- Aim of the task -
In this exercise, return the whole listing exactly, excluding any images.

- Dataset content -
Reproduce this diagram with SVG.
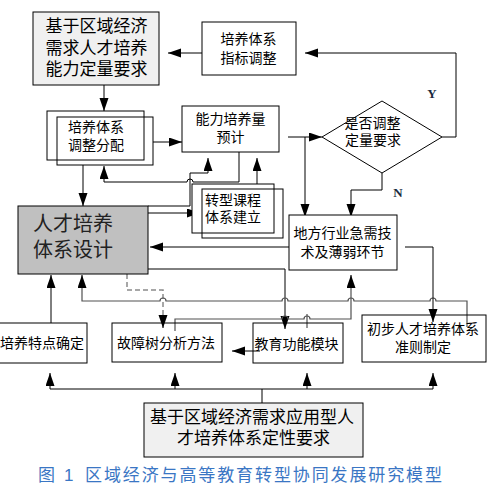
<svg xmlns="http://www.w3.org/2000/svg" width="500" height="491" viewBox="0 0 500 491">
<defs>
<marker id="ah" markerUnits="userSpaceOnUse" markerWidth="14" markerHeight="10" refX="13" refY="4.5" orient="auto">
<path d="M0,0 L13,4.5 L0,9 z" fill="#000"/>
</marker>
</defs>
<style>
.box{fill:#fff;stroke:#000;stroke-width:1}
.nf{fill:none;stroke:#000;stroke-width:1}
.lt{fill:#f0f0f0;stroke:#000;stroke-width:1}
.gr{fill:#c0c0c0;stroke:#000;stroke-width:1}
text{font-family:"Liberation Sans","Noto Sans CJK SC",sans-serif;fill:#000;dominant-baseline:central}
.t14{font-size:14px}
.t17{font-size:17px}
.t20{font-size:20px;fill:#222}
.c{text-anchor:middle}
.ln{fill:none;stroke:#000;stroke-width:1}
.lg{fill:none;stroke:#505050;stroke-width:1.2}
.ld{fill:none;stroke:#8a8a8a;stroke-width:1.5;stroke-dasharray:5,3}
.a{marker-end:url(#ah)}
.yn{font-family:"Liberation Serif",serif;font-size:13px;font-weight:bold;fill:#1a2a40}
.cap{font-size:17px;fill:#3a76c4}
</style>

<g id="connectors">
<path class="ln a" d="M211,53 H168"/>
<path class="ln a" d="M104,85 V111"/>
<path class="ln a" d="M153,142 H182"/>
<path class="ln a" d="M83,165 V206"/>
<path class="ln a" d="M239,152 V182 H193 a3,3 0 0 0 -6,0 H104 V166"/>
<path class="ln a" d="M148,206 H190 V173 H208 V158"/>
<path class="ln a" d="M257,184 V158"/>
<path class="ln a" d="M148,213 H200"/>
<path class="ln a" d="M288,137 H322"/>
<path class="ln a" d="M305,137 V217"/>
<path class="ln a" d="M382,173 V190 H351 V217"/>
<path class="ln a" d="M442,137 H456 V53 H305"/>
<path class="ln a" d="M308,247 H150"/>
<path class="ln a" d="M148,269 H285 V329"/>
<path class="ld" d="M127,274 V290 H163 V318"/>
<path class="ln a" d="M163,316 V328"/>
<path class="lg" d="M467,327 V301 H436 a3,3 0 0 0 -6,0 H354 a3,3 0 0 0 -6,0 H288 a3,3 0 0 0 -6,0 H166 a3,3 0 0 0 -6,0 H82 V286"/>
<path class="ln a" d="M82,287 V275"/>
<path class="lg" d="M175,331 V319 H282 a3,3 0 0 1 6,0 H304 a3,3 0 0 1 6,0 H351 V286"/>
<path class="ln a" d="M351,287 V275"/>
<path class="lg" d="M307,314 V328"/>
<path class="ln a" d="M405,247 H433 V322"/>
<path class="ln a" d="M260,351 H232"/>
<path class="ln a" d="M51,323 V275"/>
<path class="ln" d="M262,403 V389 M50,389 H433"/>
<path class="ln a" d="M50,389 V373"/>
<path class="ln a" d="M175,389 V373"/>
<path class="ln a" d="M307,389 V373"/>
<path class="ln a" d="M433,389 V373"/>
<text class="yn c" x="432" y="93">Y</text>
<text class="yn c" x="398" y="192">N</text>
</g>

<g id="n_quant">
<rect class="lt" x="33" y="12" width="126" height="73"/>
<text class="t17 c"><tspan x="96.5" y="26">基于区域经济</tspan><tspan x="96.5" y="47.5">需求人才培养</tspan><tspan x="96.5" y="69">能力定量要求</tspan></text>
</g>

<g id="n_index">
<rect class="box" x="202" y="22" width="94" height="53"/>
<text class="t14 c"><tspan x="248.5" y="39">培养体系</tspan><tspan x="248.5" y="58">指标调整</tspan></text>
</g>

<g id="n_alloc">
<rect class="box" x="47" y="111" width="97" height="49"/>
<rect class="nf" x="57" y="117" width="96" height="48"/>
<text class="t14"><tspan x="68" y="127">培养体系</tspan><tspan x="68" y="145">调整分配</tspan></text>
</g>

<g id="n_ability">
<rect class="box" x="182" y="106" width="97" height="46"/>
<text class="t14 c"><tspan x="230.5" y="119">能力培养量</tspan><tspan x="230.5" y="137">预计</tspan></text>
</g>

<g id="n_decide">
<polygon points="322,137 382,101 442,137 382,173" fill="#fff" stroke="#000" stroke-width="1"/>
<text class="t14 c"><tspan x="372.5" y="123">是否调整</tspan><tspan x="373" y="140">定量要求</tspan></text>
</g>

<g id="n_course">
<rect class="box" x="192" y="184" width="82" height="49"/>
<rect class="nf" x="202" y="189" width="81" height="49"/>
<text class="t14"><tspan x="205" y="200">转型课程</tspan><tspan x="205" y="217">体系建立</tspan></text>
</g>

<g id="n_design">
<rect class="gr" x="18" y="206" width="130" height="68"/>
<text class="t20"><tspan x="33" y="223.5">人才培养</tspan><tspan x="33" y="249.5">体系设计</tspan></text>
</g>

<g id="n_local">
<rect class="box" x="289" y="215" width="108" height="55"/>
<text class="t14 c"><tspan x="342.5" y="233">地方行业急需技</tspan><tspan x="342.5" y="252">术及薄弱环节</tspan></text>
</g>

<g id="n_feature">
<rect class="box" x="-2" y="323" width="89" height="40"/>
<text class="t14 c" x="42" y="343">培养特点确定</text>
</g>

<g id="n_fault">
<rect class="nf" x="112" y="323" width="110" height="39"/>
<text class="t14 c" x="166" y="343">故障树分析方法</text>
</g>

<g id="n_edu">
<rect class="nf" x="253" y="323" width="90" height="40"/>
<text class="t14 c" x="296.5" y="344">教育功能模块</text>
</g>

<g id="n_rule">
<rect class="nf" x="362" y="315" width="124" height="47"/>
<text class="t14 c"><tspan x="423" y="329">初步人才培养体系</tspan><tspan x="423" y="347">准则制定</tspan></text>
</g>

<g id="n_qual">
<rect class="lt" x="144" y="403" width="219" height="54"/>
<text class="t17"><tspan x="150" y="417">基于区域经济需求应用型人</tspan><tspan x="177" y="438">才培养体系定性要求</tspan></text>
</g>

<g id="caption">
<text class="cap" x="38" y="475">图</text>
<text class="cap" x="64" y="475">1</text>
<text class="cap" x="85" y="475" textLength="357" lengthAdjust="spacing">区域经济与高等教育转型协同发展研究模型</text>
</g>
</svg>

- Right answer -
Reproduce this diagram with SVG.
<svg xmlns="http://www.w3.org/2000/svg" width="500" height="491" viewBox="0 0 500 491">
<defs>
<marker id="ah" markerUnits="userSpaceOnUse" markerWidth="14" markerHeight="10" refX="13" refY="4.5" orient="auto">
<path d="M0,0 L13,4.5 L0,9 z" fill="#000"/>
</marker>
</defs>
<style>
.box{fill:#fff;stroke:#000;stroke-width:1}
.nf{fill:none;stroke:#000;stroke-width:1}
.lt{fill:#f0f0f0;stroke:#000;stroke-width:1}
.gr{fill:#c0c0c0;stroke:#000;stroke-width:1}
text{font-family:"Liberation Sans","Noto Sans CJK SC",sans-serif;fill:#000;dominant-baseline:central}
.t14{font-size:14px}
.t17{font-size:17px}
.t20{font-size:20px;fill:#222}
.c{text-anchor:middle}
.ln{fill:none;stroke:#000;stroke-width:1}
.lg{fill:none;stroke:#505050;stroke-width:1.2}
.ld{fill:none;stroke:#8a8a8a;stroke-width:1.5;stroke-dasharray:5,3}
.a{marker-end:url(#ah)}
.yn{font-family:"Liberation Serif",serif;font-size:13px;font-weight:bold;fill:#1a2a40}
.cap{font-size:17px;fill:#3a76c4}
</style>

<g id="connectors">
<path class="ln a" d="M211,53 H168"/>
<path class="ln a" d="M104,85 V111"/>
<path class="ln a" d="M153,142 H182"/>
<path class="ln a" d="M83,165 V206"/>
<path class="ln a" d="M239,152 V182 H193 a3,3 0 0 0 -6,0 H104 V166"/>
<path class="ln a" d="M148,206 H190 V173 H208 V158"/>
<path class="ln a" d="M257,184 V158"/>
<path class="ln a" d="M148,213 H200"/>
<path class="ln a" d="M288,137 H322"/>
<path class="ln a" d="M305,137 V217"/>
<path class="ln a" d="M382,173 V190 H351 V217"/>
<path class="ln a" d="M442,137 H456 V53 H305"/>
<path class="ln a" d="M308,247 H150"/>
<path class="ln a" d="M148,269 H285 V329"/>
<path class="ld" d="M127,274 V290 H163 V318"/>
<path class="ln a" d="M163,316 V328"/>
<path class="lg" d="M467,327 V301 H436 a3,3 0 0 0 -6,0 H354 a3,3 0 0 0 -6,0 H288 a3,3 0 0 0 -6,0 H166 a3,3 0 0 0 -6,0 H82 V286"/>
<path class="ln a" d="M82,287 V275"/>
<path class="lg" d="M175,331 V319 H282 a3,3 0 0 1 6,0 H304 a3,3 0 0 1 6,0 H351 V286"/>
<path class="ln a" d="M351,287 V275"/>
<path class="lg" d="M307,314 V328"/>
<path class="ln a" d="M405,247 H433 V322"/>
<path class="ln a" d="M260,351 H232"/>
<path class="ln a" d="M51,323 V275"/>
<path class="ln" d="M262,403 V389 M50,389 H433"/>
<path class="ln a" d="M50,389 V373"/>
<path class="ln a" d="M175,389 V373"/>
<path class="ln a" d="M307,389 V373"/>
<path class="ln a" d="M433,389 V373"/>
<text class="yn c" x="432" y="93">Y</text>
<text class="yn c" x="398" y="192">N</text>
</g>

<g id="n_quant">
<rect class="lt" x="33" y="12" width="126" height="73"/>
<text class="t17 c"><tspan x="96.5" y="26">基于区域经济</tspan><tspan x="96.5" y="47.5">需求人才培养</tspan><tspan x="96.5" y="69">能力定量要求</tspan></text>
</g>

<g id="n_index">
<rect class="box" x="202" y="22" width="94" height="53"/>
<text class="t14 c"><tspan x="248.5" y="39">培养体系</tspan><tspan x="248.5" y="58">指标调整</tspan></text>
</g>

<g id="n_alloc">
<rect class="box" x="47" y="111" width="97" height="49"/>
<rect class="nf" x="57" y="117" width="96" height="48"/>
<text class="t14"><tspan x="68" y="127">培养体系</tspan><tspan x="68" y="145">调整分配</tspan></text>
</g>

<g id="n_ability">
<rect class="box" x="182" y="106" width="97" height="46"/>
<text class="t14 c"><tspan x="230.5" y="119">能力培养量</tspan><tspan x="230.5" y="137">预计</tspan></text>
</g>

<g id="n_decide">
<polygon points="322,137 382,101 442,137 382,173" fill="#fff" stroke="#000" stroke-width="1"/>
<text class="t14 c"><tspan x="372.5" y="123">是否调整</tspan><tspan x="373" y="140">定量要求</tspan></text>
</g>

<g id="n_course">
<rect class="box" x="192" y="184" width="82" height="49"/>
<rect class="nf" x="202" y="189" width="81" height="49"/>
<text class="t14"><tspan x="205" y="200">转型课程</tspan><tspan x="205" y="217">体系建立</tspan></text>
</g>

<g id="n_design">
<rect class="gr" x="18" y="206" width="130" height="68"/>
<text class="t20"><tspan x="33" y="223.5">人才培养</tspan><tspan x="33" y="249.5">体系设计</tspan></text>
</g>

<g id="n_local">
<rect class="box" x="289" y="215" width="108" height="55"/>
<text class="t14 c"><tspan x="342.5" y="233">地方行业急需技</tspan><tspan x="342.5" y="252">术及薄弱环节</tspan></text>
</g>

<g id="n_feature">
<rect class="box" x="-2" y="323" width="89" height="40"/>
<text class="t14 c" x="42" y="343">培养特点确定</text>
</g>

<g id="n_fault">
<rect class="nf" x="112" y="323" width="110" height="39"/>
<text class="t14 c" x="166" y="343">故障树分析方法</text>
</g>

<g id="n_edu">
<rect class="nf" x="253" y="323" width="90" height="40"/>
<text class="t14 c" x="296.5" y="344">教育功能模块</text>
</g>

<g id="n_rule">
<rect class="nf" x="362" y="315" width="124" height="47"/>
<text class="t14 c"><tspan x="423" y="329">初步人才培养体系</tspan><tspan x="423" y="347">准则制定</tspan></text>
</g>

<g id="n_qual">
<rect class="lt" x="144" y="403" width="219" height="54"/>
<text class="t17"><tspan x="150" y="417">基于区域经济需求应用型人</tspan><tspan x="177" y="438">才培养体系定性要求</tspan></text>
</g>

<g id="caption">
<text class="cap" x="38" y="475">图</text>
<text class="cap" x="64" y="475">1</text>
<text class="cap" x="85" y="475" textLength="357" lengthAdjust="spacing">区域经济与高等教育转型协同发展研究模型</text>
</g>
</svg>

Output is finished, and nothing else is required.